### Short exercise
Will you output all of the data below exactly, omitting the images?

——

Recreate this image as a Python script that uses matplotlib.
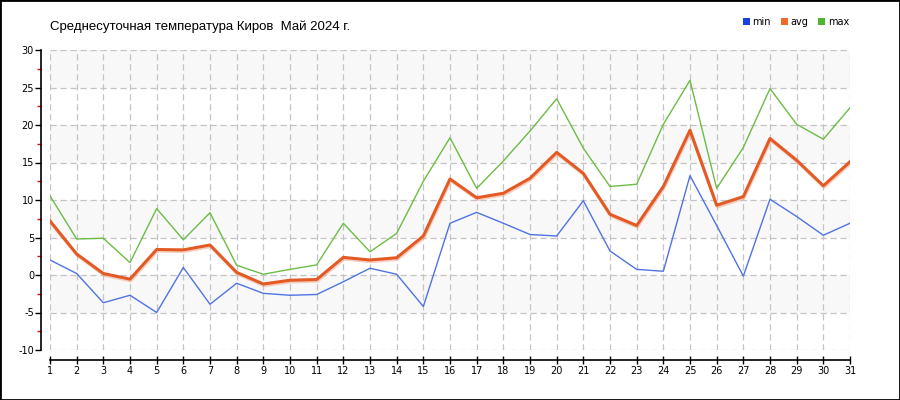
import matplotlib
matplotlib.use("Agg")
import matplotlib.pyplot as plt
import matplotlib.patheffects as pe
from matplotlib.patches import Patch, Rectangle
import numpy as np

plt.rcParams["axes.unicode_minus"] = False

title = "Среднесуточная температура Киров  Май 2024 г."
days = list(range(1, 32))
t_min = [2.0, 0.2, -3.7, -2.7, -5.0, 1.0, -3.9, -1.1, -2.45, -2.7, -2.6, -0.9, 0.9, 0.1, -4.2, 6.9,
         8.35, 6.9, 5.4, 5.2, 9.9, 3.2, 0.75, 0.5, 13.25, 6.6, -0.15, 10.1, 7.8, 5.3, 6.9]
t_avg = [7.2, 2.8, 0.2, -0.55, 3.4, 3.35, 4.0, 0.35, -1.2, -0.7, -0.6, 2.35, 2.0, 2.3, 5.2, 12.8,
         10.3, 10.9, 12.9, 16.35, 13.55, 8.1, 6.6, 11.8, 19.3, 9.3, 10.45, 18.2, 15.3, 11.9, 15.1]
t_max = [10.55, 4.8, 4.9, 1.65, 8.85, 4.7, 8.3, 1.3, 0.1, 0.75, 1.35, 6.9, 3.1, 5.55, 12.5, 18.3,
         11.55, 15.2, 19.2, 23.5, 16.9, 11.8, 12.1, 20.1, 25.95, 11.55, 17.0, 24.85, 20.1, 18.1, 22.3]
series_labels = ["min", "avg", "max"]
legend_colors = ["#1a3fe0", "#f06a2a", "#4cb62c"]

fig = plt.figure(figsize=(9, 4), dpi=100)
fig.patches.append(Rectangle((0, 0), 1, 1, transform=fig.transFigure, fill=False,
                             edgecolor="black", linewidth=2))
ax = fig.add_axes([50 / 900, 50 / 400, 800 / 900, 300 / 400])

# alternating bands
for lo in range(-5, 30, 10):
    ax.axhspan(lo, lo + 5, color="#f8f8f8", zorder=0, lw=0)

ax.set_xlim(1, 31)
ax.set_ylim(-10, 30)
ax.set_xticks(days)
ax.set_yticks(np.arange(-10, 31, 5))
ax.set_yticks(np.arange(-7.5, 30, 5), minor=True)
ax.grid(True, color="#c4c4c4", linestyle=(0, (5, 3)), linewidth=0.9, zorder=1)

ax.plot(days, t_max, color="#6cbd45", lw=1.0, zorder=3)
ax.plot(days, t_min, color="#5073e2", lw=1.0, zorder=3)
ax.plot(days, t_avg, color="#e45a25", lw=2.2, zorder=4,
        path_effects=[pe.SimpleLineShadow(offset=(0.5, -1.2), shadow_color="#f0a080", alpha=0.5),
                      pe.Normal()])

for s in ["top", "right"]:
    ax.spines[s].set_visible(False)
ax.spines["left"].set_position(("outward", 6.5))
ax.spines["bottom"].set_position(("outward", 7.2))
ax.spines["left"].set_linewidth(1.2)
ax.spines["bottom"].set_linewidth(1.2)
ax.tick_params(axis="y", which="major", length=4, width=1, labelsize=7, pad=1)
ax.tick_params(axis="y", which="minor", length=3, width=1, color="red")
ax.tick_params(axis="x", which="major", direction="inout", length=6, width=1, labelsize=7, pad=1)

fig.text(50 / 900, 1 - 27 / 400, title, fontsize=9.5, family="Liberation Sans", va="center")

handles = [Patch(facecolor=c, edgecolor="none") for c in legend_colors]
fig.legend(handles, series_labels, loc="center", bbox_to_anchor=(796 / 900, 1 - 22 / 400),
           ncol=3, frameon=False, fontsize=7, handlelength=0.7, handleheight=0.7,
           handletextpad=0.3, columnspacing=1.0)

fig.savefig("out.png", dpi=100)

——

### Expected answer
Recreate this image as a Python script that uses matplotlib.
import matplotlib
matplotlib.use("Agg")
import matplotlib.pyplot as plt
import matplotlib.patheffects as pe
from matplotlib.patches import Patch, Rectangle
import numpy as np

plt.rcParams["axes.unicode_minus"] = False

title = "Среднесуточная температура Киров  Май 2024 г."
days = list(range(1, 32))
t_min = [2.0, 0.2, -3.7, -2.7, -5.0, 1.0, -3.9, -1.1, -2.45, -2.7, -2.6, -0.9, 0.9, 0.1, -4.2, 6.9,
         8.35, 6.9, 5.4, 5.2, 9.9, 3.2, 0.75, 0.5, 13.25, 6.6, -0.15, 10.1, 7.8, 5.3, 6.9]
t_avg = [7.2, 2.8, 0.2, -0.55, 3.4, 3.35, 4.0, 0.35, -1.2, -0.7, -0.6, 2.35, 2.0, 2.3, 5.2, 12.8,
         10.3, 10.9, 12.9, 16.35, 13.55, 8.1, 6.6, 11.8, 19.3, 9.3, 10.45, 18.2, 15.3, 11.9, 15.1]
t_max = [10.55, 4.8, 4.9, 1.65, 8.85, 4.7, 8.3, 1.3, 0.1, 0.75, 1.35, 6.9, 3.1, 5.55, 12.5, 18.3,
         11.55, 15.2, 19.2, 23.5, 16.9, 11.8, 12.1, 20.1, 25.95, 11.55, 17.0, 24.85, 20.1, 18.1, 22.3]
series_labels = ["min", "avg", "max"]
legend_colors = ["#1a3fe0", "#f06a2a", "#4cb62c"]

fig = plt.figure(figsize=(9, 4), dpi=100)
fig.patches.append(Rectangle((0, 0), 1, 1, transform=fig.transFigure, fill=False,
                             edgecolor="black", linewidth=2))
ax = fig.add_axes([50 / 900, 50 / 400, 800 / 900, 300 / 400])

# alternating bands
for lo in range(-5, 30, 10):
    ax.axhspan(lo, lo + 5, color="#f8f8f8", zorder=0, lw=0)

ax.set_xlim(1, 31)
ax.set_ylim(-10, 30)
ax.set_xticks(days)
ax.set_yticks(np.arange(-10, 31, 5))
ax.set_yticks(np.arange(-7.5, 30, 5), minor=True)
ax.grid(True, color="#c4c4c4", linestyle=(0, (5, 3)), linewidth=0.9, zorder=1)

ax.plot(days, t_max, color="#6cbd45", lw=1.0, zorder=3)
ax.plot(days, t_min, color="#5073e2", lw=1.0, zorder=3)
ax.plot(days, t_avg, color="#e45a25", lw=2.2, zorder=4,
        path_effects=[pe.SimpleLineShadow(offset=(0.5, -1.2), shadow_color="#f0a080", alpha=0.5),
                      pe.Normal()])

for s in ["top", "right"]:
    ax.spines[s].set_visible(False)
ax.spines["left"].set_position(("outward", 6.5))
ax.spines["bottom"].set_position(("outward", 7.2))
ax.spines["left"].set_linewidth(1.2)
ax.spines["bottom"].set_linewidth(1.2)
ax.tick_params(axis="y", which="major", length=4, width=1, labelsize=7, pad=1)
ax.tick_params(axis="y", which="minor", length=3, width=1, color="red")
ax.tick_params(axis="x", which="major", direction="inout", length=6, width=1, labelsize=7, pad=1)

fig.text(50 / 900, 1 - 27 / 400, title, fontsize=9.5, family="Liberation Sans", va="center")

handles = [Patch(facecolor=c, edgecolor="none") for c in legend_colors]
fig.legend(handles, series_labels, loc="center", bbox_to_anchor=(796 / 900, 1 - 22 / 400),
           ncol=3, frameon=False, fontsize=7, handlelength=0.7, handleheight=0.7,
           handletextpad=0.3, columnspacing=1.0)

fig.savefig("out.png", dpi=100)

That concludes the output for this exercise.